Exactly and only the lines from the one containing "Recreate this image" through the one containing "W, H = 875, 516" belong in your copy. Pictures do not.

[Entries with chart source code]
>> Start

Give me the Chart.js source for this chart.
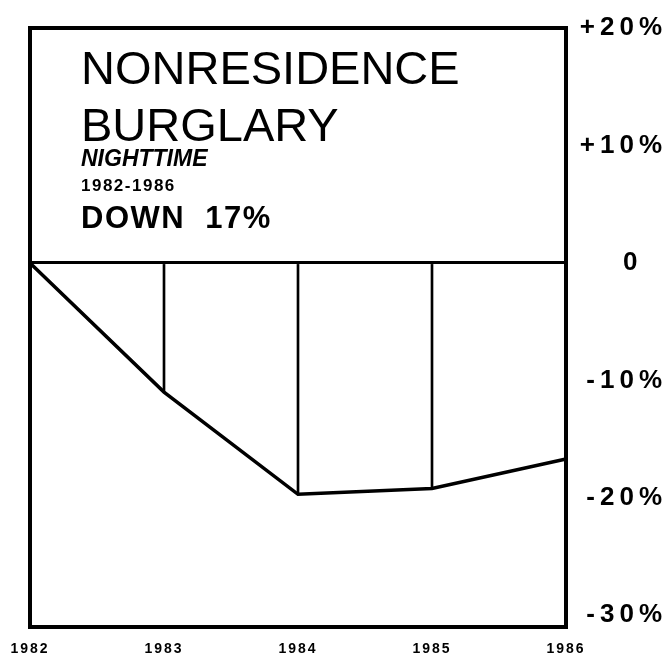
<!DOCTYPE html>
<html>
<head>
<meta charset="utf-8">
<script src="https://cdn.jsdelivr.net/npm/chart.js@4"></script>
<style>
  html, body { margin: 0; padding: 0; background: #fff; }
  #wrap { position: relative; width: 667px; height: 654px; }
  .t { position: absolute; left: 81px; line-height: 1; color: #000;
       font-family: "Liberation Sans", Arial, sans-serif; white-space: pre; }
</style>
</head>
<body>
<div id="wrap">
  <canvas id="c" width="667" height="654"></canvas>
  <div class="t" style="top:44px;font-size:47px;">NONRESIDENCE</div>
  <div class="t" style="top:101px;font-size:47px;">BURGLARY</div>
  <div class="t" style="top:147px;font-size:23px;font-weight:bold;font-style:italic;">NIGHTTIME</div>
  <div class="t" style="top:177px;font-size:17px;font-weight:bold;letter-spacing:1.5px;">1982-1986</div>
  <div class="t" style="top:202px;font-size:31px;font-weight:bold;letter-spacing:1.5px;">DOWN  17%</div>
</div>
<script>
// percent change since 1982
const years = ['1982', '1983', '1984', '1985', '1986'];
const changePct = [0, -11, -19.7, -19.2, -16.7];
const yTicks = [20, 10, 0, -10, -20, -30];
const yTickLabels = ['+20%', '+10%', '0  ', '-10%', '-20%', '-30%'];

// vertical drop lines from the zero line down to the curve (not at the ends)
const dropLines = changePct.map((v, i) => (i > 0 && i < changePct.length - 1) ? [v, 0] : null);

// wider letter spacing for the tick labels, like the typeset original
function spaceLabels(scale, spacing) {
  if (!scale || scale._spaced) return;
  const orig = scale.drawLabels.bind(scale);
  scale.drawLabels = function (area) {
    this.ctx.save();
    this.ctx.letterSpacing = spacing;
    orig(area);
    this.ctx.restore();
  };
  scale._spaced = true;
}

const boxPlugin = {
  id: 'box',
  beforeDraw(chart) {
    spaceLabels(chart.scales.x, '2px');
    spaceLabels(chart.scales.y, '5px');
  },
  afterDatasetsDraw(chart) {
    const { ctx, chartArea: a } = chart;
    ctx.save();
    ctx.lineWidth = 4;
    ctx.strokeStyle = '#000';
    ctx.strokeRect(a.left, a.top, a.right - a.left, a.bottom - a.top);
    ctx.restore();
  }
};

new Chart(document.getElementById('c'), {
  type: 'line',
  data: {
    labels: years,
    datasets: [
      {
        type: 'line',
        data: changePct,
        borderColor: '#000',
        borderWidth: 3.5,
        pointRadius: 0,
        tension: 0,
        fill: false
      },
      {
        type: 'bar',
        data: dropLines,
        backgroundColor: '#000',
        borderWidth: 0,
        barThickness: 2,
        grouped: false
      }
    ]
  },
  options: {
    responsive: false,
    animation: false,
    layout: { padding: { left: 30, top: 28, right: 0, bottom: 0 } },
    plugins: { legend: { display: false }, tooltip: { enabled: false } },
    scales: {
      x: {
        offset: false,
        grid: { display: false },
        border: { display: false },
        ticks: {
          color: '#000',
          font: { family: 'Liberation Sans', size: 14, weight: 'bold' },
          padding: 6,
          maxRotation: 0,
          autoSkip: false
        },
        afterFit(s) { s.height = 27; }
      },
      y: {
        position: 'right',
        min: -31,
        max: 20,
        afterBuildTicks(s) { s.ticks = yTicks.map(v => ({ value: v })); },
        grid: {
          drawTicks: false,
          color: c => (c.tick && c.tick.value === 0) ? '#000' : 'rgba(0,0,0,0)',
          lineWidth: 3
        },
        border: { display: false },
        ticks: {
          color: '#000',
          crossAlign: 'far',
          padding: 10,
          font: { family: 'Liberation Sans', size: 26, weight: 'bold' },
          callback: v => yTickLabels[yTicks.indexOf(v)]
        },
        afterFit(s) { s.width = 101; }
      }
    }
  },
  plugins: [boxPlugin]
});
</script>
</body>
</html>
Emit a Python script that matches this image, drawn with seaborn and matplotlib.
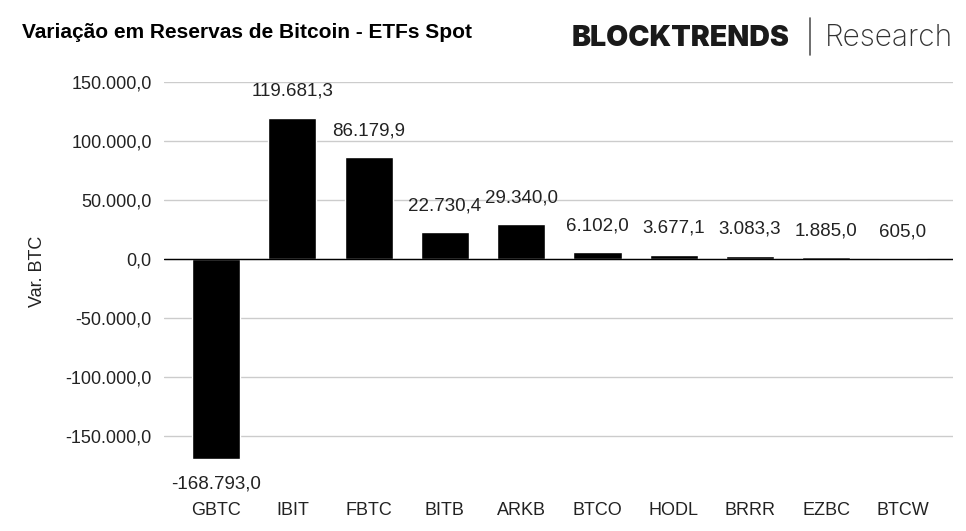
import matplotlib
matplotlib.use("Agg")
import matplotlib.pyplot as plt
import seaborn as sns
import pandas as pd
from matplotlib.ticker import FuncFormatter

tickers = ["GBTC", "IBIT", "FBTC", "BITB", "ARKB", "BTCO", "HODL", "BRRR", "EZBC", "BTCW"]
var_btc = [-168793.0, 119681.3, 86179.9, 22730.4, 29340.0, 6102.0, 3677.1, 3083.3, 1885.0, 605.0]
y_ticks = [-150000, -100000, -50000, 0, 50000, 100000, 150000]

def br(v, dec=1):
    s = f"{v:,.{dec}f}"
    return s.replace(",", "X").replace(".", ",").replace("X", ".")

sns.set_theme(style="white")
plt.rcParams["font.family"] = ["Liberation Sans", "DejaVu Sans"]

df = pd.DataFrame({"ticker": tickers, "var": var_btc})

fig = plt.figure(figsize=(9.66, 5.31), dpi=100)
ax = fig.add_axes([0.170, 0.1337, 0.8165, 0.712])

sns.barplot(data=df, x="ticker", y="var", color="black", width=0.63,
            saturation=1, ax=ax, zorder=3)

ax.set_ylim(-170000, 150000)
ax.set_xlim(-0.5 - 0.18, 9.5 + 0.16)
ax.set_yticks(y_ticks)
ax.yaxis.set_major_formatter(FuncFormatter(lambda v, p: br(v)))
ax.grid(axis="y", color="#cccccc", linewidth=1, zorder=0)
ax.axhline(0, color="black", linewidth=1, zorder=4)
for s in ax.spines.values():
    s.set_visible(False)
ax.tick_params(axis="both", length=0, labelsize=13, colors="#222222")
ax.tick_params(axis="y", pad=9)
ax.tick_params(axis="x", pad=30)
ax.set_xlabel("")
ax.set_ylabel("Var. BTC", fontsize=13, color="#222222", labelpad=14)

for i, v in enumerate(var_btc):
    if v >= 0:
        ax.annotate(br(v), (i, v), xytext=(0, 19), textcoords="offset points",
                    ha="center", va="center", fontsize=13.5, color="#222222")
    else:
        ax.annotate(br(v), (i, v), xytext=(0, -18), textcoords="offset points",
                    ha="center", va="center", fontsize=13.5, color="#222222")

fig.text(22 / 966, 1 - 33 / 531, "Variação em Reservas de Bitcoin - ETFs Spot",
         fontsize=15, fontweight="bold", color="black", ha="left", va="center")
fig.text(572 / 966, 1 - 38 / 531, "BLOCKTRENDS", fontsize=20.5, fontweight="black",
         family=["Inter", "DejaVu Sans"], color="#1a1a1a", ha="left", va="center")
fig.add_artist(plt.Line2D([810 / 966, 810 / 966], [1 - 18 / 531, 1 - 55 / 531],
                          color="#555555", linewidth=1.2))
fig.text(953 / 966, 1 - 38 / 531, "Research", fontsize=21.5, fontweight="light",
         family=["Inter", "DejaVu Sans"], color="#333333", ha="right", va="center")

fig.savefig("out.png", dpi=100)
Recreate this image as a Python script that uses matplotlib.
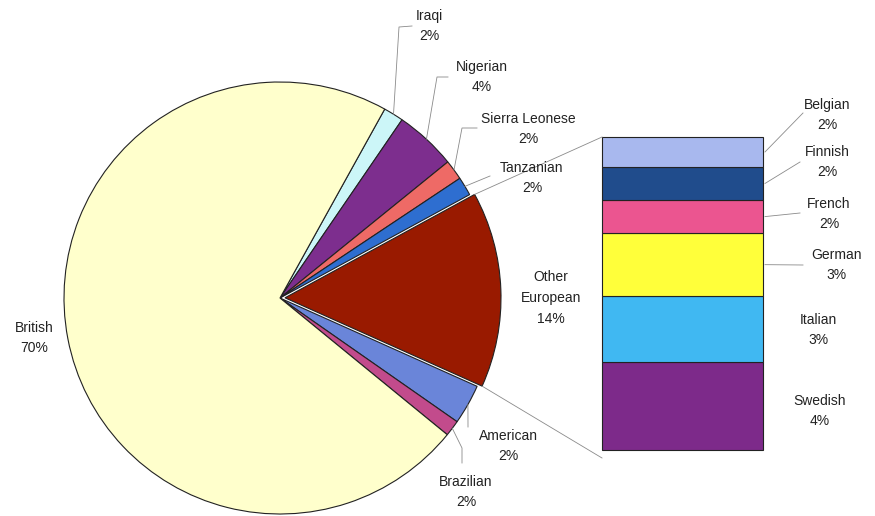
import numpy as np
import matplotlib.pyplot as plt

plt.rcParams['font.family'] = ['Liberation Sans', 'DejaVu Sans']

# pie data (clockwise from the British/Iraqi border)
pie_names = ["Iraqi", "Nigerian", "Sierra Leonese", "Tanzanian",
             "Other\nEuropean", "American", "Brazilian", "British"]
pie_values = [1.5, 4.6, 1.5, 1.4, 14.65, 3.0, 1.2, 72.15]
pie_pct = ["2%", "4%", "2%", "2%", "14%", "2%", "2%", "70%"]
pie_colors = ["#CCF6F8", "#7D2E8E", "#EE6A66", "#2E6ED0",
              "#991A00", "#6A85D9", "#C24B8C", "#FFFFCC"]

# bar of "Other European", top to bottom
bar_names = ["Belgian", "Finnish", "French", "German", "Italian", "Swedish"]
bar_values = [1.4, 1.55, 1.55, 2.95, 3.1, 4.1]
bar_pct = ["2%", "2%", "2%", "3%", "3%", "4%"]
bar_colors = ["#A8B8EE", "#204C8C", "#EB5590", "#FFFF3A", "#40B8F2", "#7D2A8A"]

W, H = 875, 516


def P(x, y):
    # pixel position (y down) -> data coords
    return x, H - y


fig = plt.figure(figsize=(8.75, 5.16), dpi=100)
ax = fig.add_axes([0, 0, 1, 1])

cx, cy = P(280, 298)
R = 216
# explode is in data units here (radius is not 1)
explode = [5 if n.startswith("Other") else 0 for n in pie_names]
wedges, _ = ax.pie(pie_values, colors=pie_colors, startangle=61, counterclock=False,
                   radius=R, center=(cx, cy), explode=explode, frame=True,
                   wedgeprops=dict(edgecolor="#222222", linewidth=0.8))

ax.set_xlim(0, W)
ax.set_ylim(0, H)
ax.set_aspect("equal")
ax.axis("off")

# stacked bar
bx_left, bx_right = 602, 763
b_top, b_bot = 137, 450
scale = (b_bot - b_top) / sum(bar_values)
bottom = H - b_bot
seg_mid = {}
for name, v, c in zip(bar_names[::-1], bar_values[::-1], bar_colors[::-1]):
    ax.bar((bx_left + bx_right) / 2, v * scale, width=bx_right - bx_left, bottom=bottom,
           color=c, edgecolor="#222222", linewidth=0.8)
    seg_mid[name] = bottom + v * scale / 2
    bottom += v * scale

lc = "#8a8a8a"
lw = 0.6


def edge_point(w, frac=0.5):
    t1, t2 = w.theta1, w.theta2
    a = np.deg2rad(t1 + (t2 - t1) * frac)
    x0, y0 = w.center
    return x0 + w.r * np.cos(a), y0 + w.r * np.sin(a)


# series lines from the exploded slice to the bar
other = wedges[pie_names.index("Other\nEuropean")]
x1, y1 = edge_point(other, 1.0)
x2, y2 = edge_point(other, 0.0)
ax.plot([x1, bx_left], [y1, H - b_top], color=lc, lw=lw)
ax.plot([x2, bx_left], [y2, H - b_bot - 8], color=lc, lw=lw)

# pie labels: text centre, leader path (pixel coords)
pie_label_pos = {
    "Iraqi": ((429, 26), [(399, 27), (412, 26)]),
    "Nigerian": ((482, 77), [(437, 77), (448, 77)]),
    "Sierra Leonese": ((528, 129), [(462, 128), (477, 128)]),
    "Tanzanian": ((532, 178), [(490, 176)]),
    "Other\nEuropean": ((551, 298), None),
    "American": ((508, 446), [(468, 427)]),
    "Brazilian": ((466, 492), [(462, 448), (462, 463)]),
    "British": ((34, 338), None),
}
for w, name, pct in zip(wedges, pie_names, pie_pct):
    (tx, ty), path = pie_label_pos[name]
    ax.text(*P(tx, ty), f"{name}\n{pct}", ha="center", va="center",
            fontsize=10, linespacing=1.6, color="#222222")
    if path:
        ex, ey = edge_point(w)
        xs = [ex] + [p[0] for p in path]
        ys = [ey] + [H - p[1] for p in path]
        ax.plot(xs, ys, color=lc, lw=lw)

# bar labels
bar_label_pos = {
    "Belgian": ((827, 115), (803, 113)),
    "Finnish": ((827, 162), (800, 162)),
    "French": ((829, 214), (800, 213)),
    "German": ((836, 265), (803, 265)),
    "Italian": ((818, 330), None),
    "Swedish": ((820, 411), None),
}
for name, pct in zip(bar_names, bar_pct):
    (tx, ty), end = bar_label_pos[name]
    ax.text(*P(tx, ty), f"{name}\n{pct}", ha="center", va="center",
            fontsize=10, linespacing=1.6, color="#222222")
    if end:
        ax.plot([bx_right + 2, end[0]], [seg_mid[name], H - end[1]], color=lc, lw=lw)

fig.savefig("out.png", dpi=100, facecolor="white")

>> End

● Reply
Recreate this image as a Python script that uses matplotlib.
import numpy as np
import matplotlib.pyplot as plt

plt.rcParams['font.family'] = ['Liberation Sans', 'DejaVu Sans']

# pie data (clockwise from the British/Iraqi border)
pie_names = ["Iraqi", "Nigerian", "Sierra Leonese", "Tanzanian",
             "Other\nEuropean", "American", "Brazilian", "British"]
pie_values = [1.5, 4.6, 1.5, 1.4, 14.65, 3.0, 1.2, 72.15]
pie_pct = ["2%", "4%", "2%", "2%", "14%", "2%", "2%", "70%"]
pie_colors = ["#CCF6F8", "#7D2E8E", "#EE6A66", "#2E6ED0",
              "#991A00", "#6A85D9", "#C24B8C", "#FFFFCC"]

# bar of "Other European", top to bottom
bar_names = ["Belgian", "Finnish", "French", "German", "Italian", "Swedish"]
bar_values = [1.4, 1.55, 1.55, 2.95, 3.1, 4.1]
bar_pct = ["2%", "2%", "2%", "3%", "3%", "4%"]
bar_colors = ["#A8B8EE", "#204C8C", "#EB5590", "#FFFF3A", "#40B8F2", "#7D2A8A"]

W, H = 875, 516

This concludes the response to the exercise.